PROBLEM DETAILS: Extract all lines containing "Recreate".
## BEGIN STORED RECORDS
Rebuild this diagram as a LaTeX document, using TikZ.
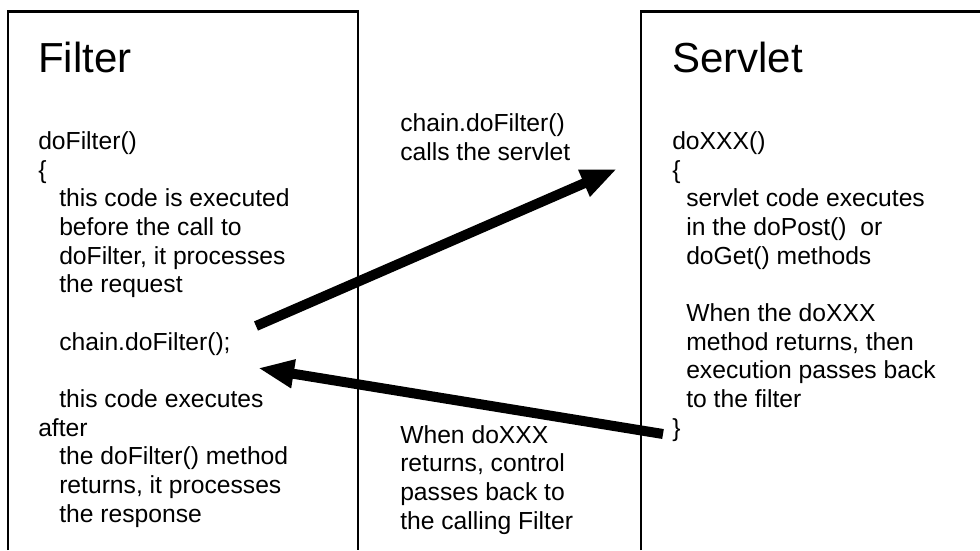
## END STORED RECORDS
## BEGIN STORED RECORDS
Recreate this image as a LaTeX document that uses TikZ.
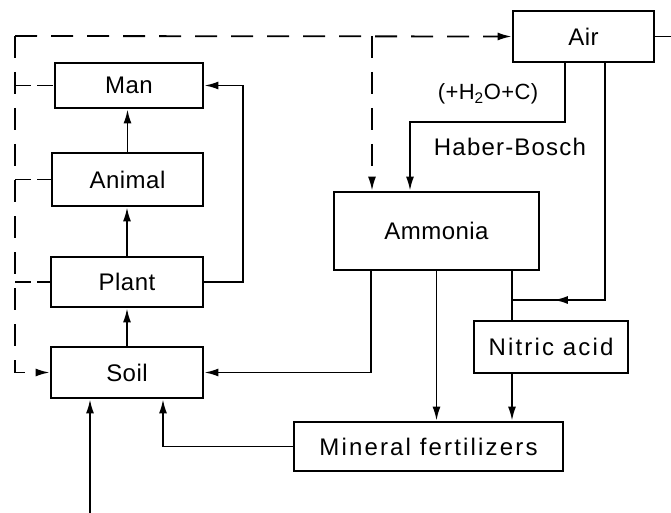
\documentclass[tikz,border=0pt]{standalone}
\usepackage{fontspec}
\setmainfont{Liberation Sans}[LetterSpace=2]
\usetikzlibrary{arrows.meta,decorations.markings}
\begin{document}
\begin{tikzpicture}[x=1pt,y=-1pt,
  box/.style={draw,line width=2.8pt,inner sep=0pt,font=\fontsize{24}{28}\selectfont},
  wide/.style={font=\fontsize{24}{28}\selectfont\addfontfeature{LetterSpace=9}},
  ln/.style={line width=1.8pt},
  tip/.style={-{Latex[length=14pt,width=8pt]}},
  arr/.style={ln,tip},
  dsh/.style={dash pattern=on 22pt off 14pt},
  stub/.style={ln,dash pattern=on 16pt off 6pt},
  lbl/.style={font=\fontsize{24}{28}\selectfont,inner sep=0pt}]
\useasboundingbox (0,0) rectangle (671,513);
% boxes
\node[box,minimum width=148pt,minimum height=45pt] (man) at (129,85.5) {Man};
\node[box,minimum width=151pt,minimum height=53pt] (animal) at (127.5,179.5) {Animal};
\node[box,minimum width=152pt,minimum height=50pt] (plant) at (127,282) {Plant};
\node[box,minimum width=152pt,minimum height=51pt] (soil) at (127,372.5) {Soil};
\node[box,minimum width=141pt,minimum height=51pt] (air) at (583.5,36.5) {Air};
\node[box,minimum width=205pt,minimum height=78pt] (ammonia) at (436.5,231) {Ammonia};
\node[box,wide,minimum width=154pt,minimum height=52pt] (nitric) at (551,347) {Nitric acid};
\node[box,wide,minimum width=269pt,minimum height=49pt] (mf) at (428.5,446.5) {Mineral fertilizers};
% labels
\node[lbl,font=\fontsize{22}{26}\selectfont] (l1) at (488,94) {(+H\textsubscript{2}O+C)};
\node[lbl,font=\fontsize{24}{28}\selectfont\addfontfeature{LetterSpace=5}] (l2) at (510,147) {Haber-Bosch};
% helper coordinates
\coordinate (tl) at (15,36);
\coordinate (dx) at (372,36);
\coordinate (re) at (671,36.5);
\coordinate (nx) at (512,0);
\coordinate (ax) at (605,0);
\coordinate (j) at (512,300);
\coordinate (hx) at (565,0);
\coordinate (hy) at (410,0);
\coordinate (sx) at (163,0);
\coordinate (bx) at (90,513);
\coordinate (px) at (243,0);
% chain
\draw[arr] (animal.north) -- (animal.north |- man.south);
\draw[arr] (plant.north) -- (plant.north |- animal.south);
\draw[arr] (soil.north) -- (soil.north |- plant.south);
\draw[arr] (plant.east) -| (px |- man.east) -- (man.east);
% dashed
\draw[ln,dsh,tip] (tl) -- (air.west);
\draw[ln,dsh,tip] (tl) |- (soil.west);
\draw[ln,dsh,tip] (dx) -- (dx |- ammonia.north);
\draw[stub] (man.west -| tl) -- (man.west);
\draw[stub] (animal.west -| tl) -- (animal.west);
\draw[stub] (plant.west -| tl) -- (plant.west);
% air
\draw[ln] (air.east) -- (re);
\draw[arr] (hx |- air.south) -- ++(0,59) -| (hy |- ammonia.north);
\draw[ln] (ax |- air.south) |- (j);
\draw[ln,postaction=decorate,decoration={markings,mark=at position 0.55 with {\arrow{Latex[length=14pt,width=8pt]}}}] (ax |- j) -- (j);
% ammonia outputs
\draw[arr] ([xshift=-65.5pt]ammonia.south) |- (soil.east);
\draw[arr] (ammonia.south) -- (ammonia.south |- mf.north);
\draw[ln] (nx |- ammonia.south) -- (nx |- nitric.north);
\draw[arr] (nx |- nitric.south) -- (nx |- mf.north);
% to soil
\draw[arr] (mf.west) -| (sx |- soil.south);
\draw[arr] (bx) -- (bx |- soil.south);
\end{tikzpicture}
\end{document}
## END STORED RECORDS
## BEGIN STORED RECORDS
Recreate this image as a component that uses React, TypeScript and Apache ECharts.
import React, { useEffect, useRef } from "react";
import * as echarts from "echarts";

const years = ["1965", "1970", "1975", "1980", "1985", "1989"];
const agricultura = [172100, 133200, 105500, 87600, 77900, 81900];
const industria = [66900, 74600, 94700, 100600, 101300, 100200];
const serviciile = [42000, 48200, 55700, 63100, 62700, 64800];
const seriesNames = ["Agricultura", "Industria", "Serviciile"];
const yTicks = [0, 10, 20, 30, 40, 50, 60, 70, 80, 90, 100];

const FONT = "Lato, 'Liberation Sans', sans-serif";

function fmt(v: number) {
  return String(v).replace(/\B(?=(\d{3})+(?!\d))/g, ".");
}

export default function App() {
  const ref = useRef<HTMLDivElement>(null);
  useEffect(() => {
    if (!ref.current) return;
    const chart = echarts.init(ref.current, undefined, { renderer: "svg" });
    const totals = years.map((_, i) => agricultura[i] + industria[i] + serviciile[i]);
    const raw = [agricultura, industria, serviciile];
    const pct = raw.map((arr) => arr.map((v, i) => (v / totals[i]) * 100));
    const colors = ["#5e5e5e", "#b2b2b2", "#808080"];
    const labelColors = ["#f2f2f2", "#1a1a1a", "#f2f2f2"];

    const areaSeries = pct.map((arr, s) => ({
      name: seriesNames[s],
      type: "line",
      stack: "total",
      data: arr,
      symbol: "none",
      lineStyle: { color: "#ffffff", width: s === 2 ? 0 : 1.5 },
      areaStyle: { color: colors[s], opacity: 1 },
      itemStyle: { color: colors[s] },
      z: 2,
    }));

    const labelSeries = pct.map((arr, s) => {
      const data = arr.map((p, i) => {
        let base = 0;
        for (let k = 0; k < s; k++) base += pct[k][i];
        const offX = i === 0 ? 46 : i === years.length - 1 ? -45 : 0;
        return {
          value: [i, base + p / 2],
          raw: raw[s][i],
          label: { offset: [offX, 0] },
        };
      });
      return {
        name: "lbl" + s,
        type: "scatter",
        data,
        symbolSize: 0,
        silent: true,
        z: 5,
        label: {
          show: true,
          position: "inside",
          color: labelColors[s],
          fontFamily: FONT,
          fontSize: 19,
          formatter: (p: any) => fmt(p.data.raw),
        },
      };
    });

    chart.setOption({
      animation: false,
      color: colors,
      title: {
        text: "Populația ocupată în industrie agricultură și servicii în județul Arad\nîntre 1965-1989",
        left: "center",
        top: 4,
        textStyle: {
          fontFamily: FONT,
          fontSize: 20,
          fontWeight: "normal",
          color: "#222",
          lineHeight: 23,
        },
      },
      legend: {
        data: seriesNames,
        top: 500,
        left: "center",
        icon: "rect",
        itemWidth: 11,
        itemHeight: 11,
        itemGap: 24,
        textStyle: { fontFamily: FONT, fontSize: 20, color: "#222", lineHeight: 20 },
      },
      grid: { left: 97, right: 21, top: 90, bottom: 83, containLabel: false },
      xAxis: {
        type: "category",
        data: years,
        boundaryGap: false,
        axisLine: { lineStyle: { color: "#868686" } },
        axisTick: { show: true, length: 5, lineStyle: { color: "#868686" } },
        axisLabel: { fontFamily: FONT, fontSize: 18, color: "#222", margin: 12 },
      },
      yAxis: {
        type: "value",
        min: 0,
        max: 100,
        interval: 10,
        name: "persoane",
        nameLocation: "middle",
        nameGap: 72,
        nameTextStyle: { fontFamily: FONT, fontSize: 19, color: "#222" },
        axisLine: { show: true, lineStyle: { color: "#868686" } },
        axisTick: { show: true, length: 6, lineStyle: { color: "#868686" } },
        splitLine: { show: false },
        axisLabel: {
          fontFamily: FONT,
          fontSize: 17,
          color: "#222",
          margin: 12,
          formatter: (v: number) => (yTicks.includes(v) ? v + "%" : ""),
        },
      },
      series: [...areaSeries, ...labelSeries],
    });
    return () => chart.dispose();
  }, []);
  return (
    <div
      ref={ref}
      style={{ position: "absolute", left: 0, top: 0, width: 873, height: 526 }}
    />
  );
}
## END STORED RECORDS
TASK SOLUTION:
Recreate this image as a LaTeX document that uses TikZ.
Recreate this image as a component that uses React, TypeScript and Apache ECharts.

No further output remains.